The Incomparable Bliss Of The Brick & Mortar Cigar Shop And Lounge

It was a rainy late afternoon, work was done early for the day, and a trip to the local lounge was clearly in order before heading home for dinner with the wife and kids. I pull up to my local brick and mortar, dash in from my car to avoid getting too drenched, and push past the front door where the all-too-wonderful lounge aromas greet me with their regular enthusiasm. Ahh, the sacred haven away from home where I truly feel relaxed and where all is right with the world!

The tobacconist at the counter greets me with her ever cheerful hello. “Hey Jody!” I reply as I make my way to the walk-in humidor. That first step into this particular part of the shop is still such a quiet thrill for me. I always pause for a brief moment to take in that cool, humid, cedar blast that waits to flood my senses as I come into this holy of holies. And there they all are! Shelf after shelf of meticulously prepared delicacies, each one more enticing than the last. Sultry, oily maduro wrappers glisten in the humidor lights. Soft and baby smooth shade wrapped sticks promise gentility and subtlety. Deep nutbrown stogies with whimsical pig tail caps suggest a boisterous personality. Just walking around in here gets me in a good mood with all the sights and smells to be savored.

Now, time to focus and make the proper selection for the day. Something a little strong, but not too spicy is what I have in mind. I do not really feel like alcohol as my pairing for today, but a nice hot cup of coffee really sounds appealing right now. I want to therefore pick up a stick that would marry well to the hot brew. I agonize a bit over the process, but finally decide on the JFR Lunatic Torch. A very robust stick with reliably pleasing flavor, great balance, and lots of character with an exposed shag foot. I carefully lift a good looking one from the box of its brothers and take it to Jody at the counter to pay before sliding gratefully into the well-furnished lounge.

This being a weekday, there are just a few other patrons already indulging in their smoky bliss: a handful regulars who are here every damn time I walk in, a couple of newbies struggling to look like they have smoked more than twice in their lives, and one older gentleman who I do not recognize in the corner looking very comfortable but somewhat lonely. I snip the cap off my stogie with care as I ponder where to take my seat and turn to pour a cup of java elixir at the beverage counter. This lounge, as all good lounges, always has complimentary coffee and iced tea available for their customers. I grip the unlit stick in my teeth and walk past the two newbies, giving them a nod and an “afternoon, gents”. This is something I try to do when I notice new smokers at a shop. I was of course a new smoker once upon a time and having a seasoned regular register my existence with a greeting went a long way with me feeling more comfortable in the lounge.
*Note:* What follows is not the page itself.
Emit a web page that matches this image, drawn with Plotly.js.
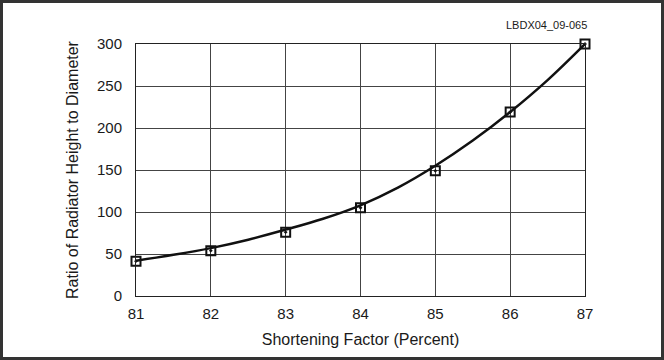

Thus, I said hello to these dudes which immediately makes them look far more natural and relaxed.

I eventually make my way to an aged and well-worn leather chair — still comfortable despite its obvious experience — diagonal from the lonely looking senior smoker. I torch my cigar gently, take my first puffs and gently lean back in my seat to recalibrate my view of the lounge.  After a few moments I casually look over to the older gentleman on my left and start the conversation with the old reliable, “What are you smoking today, sir?” He cheerfully responds with his choice: the Fuente Curly Head. This eases into further conversation about other sticks we both like, where we live, what we do, where we’ve been, and so on and so on for another 90 minutes. His name is Manny, he has two grown children, is divorced, worked as a manufacturer for 39 years and lives alone, retired, often with too much time on his hands. All this came out effortlessly, organically and comfortably without fear of judgement or disdain.

Interspersed in my chat with Manny, I cannot but help overhear the adjacent conversation of the five regulars to my left. This one was political in nature, focusing on an often controversial figure. While clearly on opposite sides of the spectrum, the conversation was robust and blunt. Not quite heated, but definitely spirited.  No consensus was ever really reached, except that they all still liked and respected each other despite the myriad variances in their political persuasions, allegiances, and affiliations.

It struck me at this point just how what treasures cigar lounges are to us.  It’s not just a place to purchase our favorite tobacco products, but a genuine sanctum of solace.  A small palace of unparalleled trust in each other and enjoyment of their company.  Nowhere else have I found complete strangers volunteering their life stories, or political identities clashing without hatred, or even just the relaxed joy of people sharing with others the things that they hold dear. This is arguably the last place of authentic civility in today’s society, where all patrons approach their fellow man with respect, honor and love. Understanding that the common ground of their love of the leaf supersedes any other differences and renders them largely irrelevant. 

That is what the smell of cigar smoke means to me; it is the smell of peace, of love and fraternity. This is the treasure that brick and mortar shops offer us, and we must guard and revere them accordingly. Cigar lounges desperately need us to survive, that is clear. More importantly, we too would be lost as a society without them and the bliss they afford us – all of us – without regard for what world we each step out of when we step into the shop.